* _What you have to do_: Copy the data precisely, character for character, and leave out every picture.

## Start

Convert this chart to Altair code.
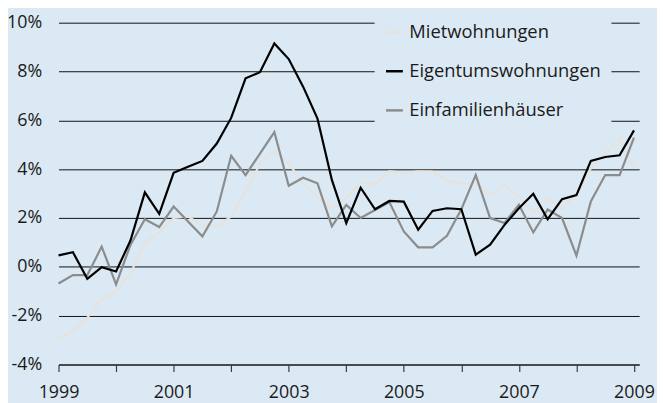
import altair as alt
import pandas as pd

series_names = ["Mietwohnungen", "Eigentumswohnungen", "Einfamilienhäuser"]
series_colors = ["#e6e3df", "#000000", "#8c8c8c"]

start_year = 1999

miet = [-2.96, -2.6, -2.08, -1.33, -0.99, -0.27, 0.98, 1.41, 2.0, 2.06,
        1.72, 1.68, 2.06, 3.08, 4.21, 4.75, 4.24, 3.42, 2.81, 2.4,
        2.81, 3.46, 3.38, 3.92, 3.85, 3.91, 3.9, 3.53, 3.42, 3.42,
        2.94, 3.35, 2.88, 2.22, 2.79, 2.4, 2.99, 4.03, 4.64, 5.25, 4.03]

eigentum = [0.47, 0.6, -0.49, -0.01, -0.19, 1.08, 3.05, 2.17, 3.85, 4.1,
            4.34, 5.05, 6.1, 7.72, 7.97, 9.15, 8.51, 7.38, 6.07, 3.56,
            1.79, 3.24, 2.36, 2.7, 2.67, 1.52, 2.29, 2.4, 2.36, 0.5,
            0.91, 1.72, 2.4, 2.99, 1.95, 2.77, 2.94, 4.34, 4.5, 4.57, 5.59]

efh = [-0.68, -0.34, -0.34, 0.83, -0.72, 0.9, 1.95, 1.63, 2.47, 1.86,
       1.25, 2.27, 4.55, 3.76, 4.64, 5.52, 3.32, 3.65, 3.42, 1.66,
       2.54, 2.0, 2.33, 2.65, 1.45, 0.8, 0.8, 1.27, 2.36, 3.76,
       2.0, 1.8, 2.54, 1.41, 2.35, 2.0, 0.46, 2.68, 3.76, 3.76, 5.29]

y_ticks = [-4, -2, 0, 2, 4, 6, 8, 10]
x_ticks = list(range(1999, 2010))

rows = []
# draw order: light first, then grey, then black on top
for name, vals in [("Mietwohnungen", miet), ("Einfamilienhäuser", efh), ("Eigentumswohnungen", eigentum)]:
    for i, v in enumerate(vals):
        rows.append({"t": start_year + i / 4, "v": v, "s": name})
df = pd.DataFrame(rows)

BG = "#dae9f4"
FONT = "Open Sans"

chart = alt.Chart(df).mark_line(strokeWidth=2.2).encode(
    x=alt.X("t:Q",
            scale=alt.Scale(domain=[1999, 2009.09], nice=False, zero=False),
            axis=alt.Axis(values=x_ticks, title=None, grid=False,
                          labelExpr="datum.value % 2 == 1 ? datum.value : ''",
                          labelFlush=False, labelOverlap=False,
                          domainColor="#3a3a3a", domainWidth=1.5,
                          tickColor="#3a3a3a", tickSize=7, tickWidth=1.2,
                          labelBaseline="alphabetic", labelPadding=26,
                          labelFontSize=18, labelFont=FONT, labelColor="#1a1a1a")),
    y=alt.Y("v:Q",
            scale=alt.Scale(domain=[-4, 10], nice=False, zero=False),
            axis=alt.Axis(values=y_ticks, title=None, grid=True,
                          gridColor="#111111", gridWidth=1,
                          domain=False, ticks=False, tickSize=0,
                          labelExpr="datum.value + '%'",
                          labelPadding=17, labelFontSize=18, labelFont=FONT,
                          labelColor="#1a1a1a")),
    color=alt.Color("s:N",
                    scale=alt.Scale(domain=series_names, range=series_colors),
                    legend=alt.Legend(title=None, orient="none",
                                      legendX=319, legendY=-10.5,
                                      fillColor=BG, padding=10,
                                      symbolType="stroke", symbolSize=289,
                                      symbolStrokeWidth=2.5,
                                      labelFontSize=18.5, labelFont=FONT,
                                      labelColor="#1a1a1a", labelOffset=5,
                                      labelLimit=400,
                                      rowPadding=19.5)),
).properties(
    width=586, height=345,
    autosize=alt.AutoSizeParams(type="none"),
    padding={"left": 51, "top": 13, "right": 18, "bottom": 37},
).configure(
    background=BG,
).configure_view(stroke=None)

chart.save("out.html", embed_options={"renderer": "svg", "actions": False})
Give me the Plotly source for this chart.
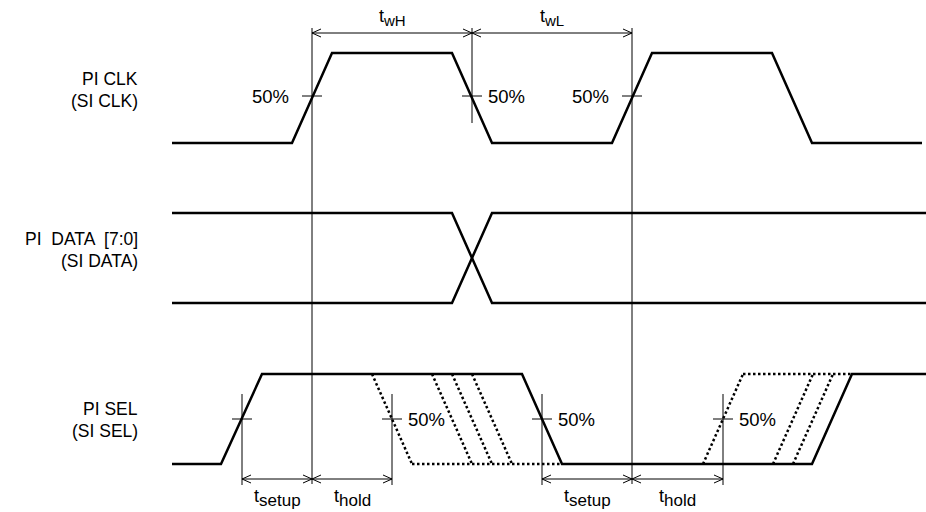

## End

* _In response_:
Convert this chart to Altair code.
import altair as alt
import pandas as pd

series_names = ["Mietwohnungen", "Eigentumswohnungen", "Einfamilienhäuser"]
series_colors = ["#e6e3df", "#000000", "#8c8c8c"]

start_year = 1999

miet = [-2.96, -2.6, -2.08, -1.33, -0.99, -0.27, 0.98, 1.41, 2.0, 2.06,
        1.72, 1.68, 2.06, 3.08, 4.21, 4.75, 4.24, 3.42, 2.81, 2.4,
        2.81, 3.46, 3.38, 3.92, 3.85, 3.91, 3.9, 3.53, 3.42, 3.42,
        2.94, 3.35, 2.88, 2.22, 2.79, 2.4, 2.99, 4.03, 4.64, 5.25, 4.03]

eigentum = [0.47, 0.6, -0.49, -0.01, -0.19, 1.08, 3.05, 2.17, 3.85, 4.1,
            4.34, 5.05, 6.1, 7.72, 7.97, 9.15, 8.51, 7.38, 6.07, 3.56,
            1.79, 3.24, 2.36, 2.7, 2.67, 1.52, 2.29, 2.4, 2.36, 0.5,
            0.91, 1.72, 2.4, 2.99, 1.95, 2.77, 2.94, 4.34, 4.5, 4.57, 5.59]

efh = [-0.68, -0.34, -0.34, 0.83, -0.72, 0.9, 1.95, 1.63, 2.47, 1.86,
       1.25, 2.27, 4.55, 3.76, 4.64, 5.52, 3.32, 3.65, 3.42, 1.66,
       2.54, 2.0, 2.33, 2.65, 1.45, 0.8, 0.8, 1.27, 2.36, 3.76,
       2.0, 1.8, 2.54, 1.41, 2.35, 2.0, 0.46, 2.68, 3.76, 3.76, 5.29]

y_ticks = [-4, -2, 0, 2, 4, 6, 8, 10]
x_ticks = list(range(1999, 2010))

rows = []
# draw order: light first, then grey, then black on top
for name, vals in [("Mietwohnungen", miet), ("Einfamilienhäuser", efh), ("Eigentumswohnungen", eigentum)]:
    for i, v in enumerate(vals):
        rows.append({"t": start_year + i / 4, "v": v, "s": name})
df = pd.DataFrame(rows)

BG = "#dae9f4"
FONT = "Open Sans"

chart = alt.Chart(df).mark_line(strokeWidth=2.2).encode(
    x=alt.X("t:Q",
            scale=alt.Scale(domain=[1999, 2009.09], nice=False, zero=False),
            axis=alt.Axis(values=x_ticks, title=None, grid=False,
                          labelExpr="datum.value % 2 == 1 ? datum.value : ''",
                          labelFlush=False, labelOverlap=False,
                          domainColor="#3a3a3a", domainWidth=1.5,
                          tickColor="#3a3a3a", tickSize=7, tickWidth=1.2,
                          labelBaseline="alphabetic", labelPadding=26,
                          labelFontSize=18, labelFont=FONT, labelColor="#1a1a1a")),
    y=alt.Y("v:Q",
            scale=alt.Scale(domain=[-4, 10], nice=False, zero=False),
            axis=alt.Axis(values=y_ticks, title=None, grid=True,
                          gridColor="#111111", gridWidth=1,
                          domain=False, ticks=False, tickSize=0,
                          labelExpr="datum.value + '%'",
                          labelPadding=17, labelFontSize=18, labelFont=FONT,
                          labelColor="#1a1a1a")),
    color=alt.Color("s:N",
                    scale=alt.Scale(domain=series_names, range=series_colors),
                    legend=alt.Legend(title=None, orient="none",
                                      legendX=319, legendY=-10.5,
                                      fillColor=BG, padding=10,
                                      symbolType="stroke", symbolSize=289,
                                      symbolStrokeWidth=2.5,
                                      labelFontSize=18.5, labelFont=FONT,
                                      labelColor="#1a1a1a", labelOffset=5,
                                      labelLimit=400,
                                      rowPadding=19.5)),
).properties(
    width=586, height=345,
    autosize=alt.AutoSizeParams(type="none"),
    padding={"left": 51, "top": 13, "right": 18, "bottom": 37},
).configure(
    background=BG,
).configure_view(stroke=None)

chart.save("out.html", embed_options={"renderer": "svg", "actions": False})
Give me the Plotly source for this chart.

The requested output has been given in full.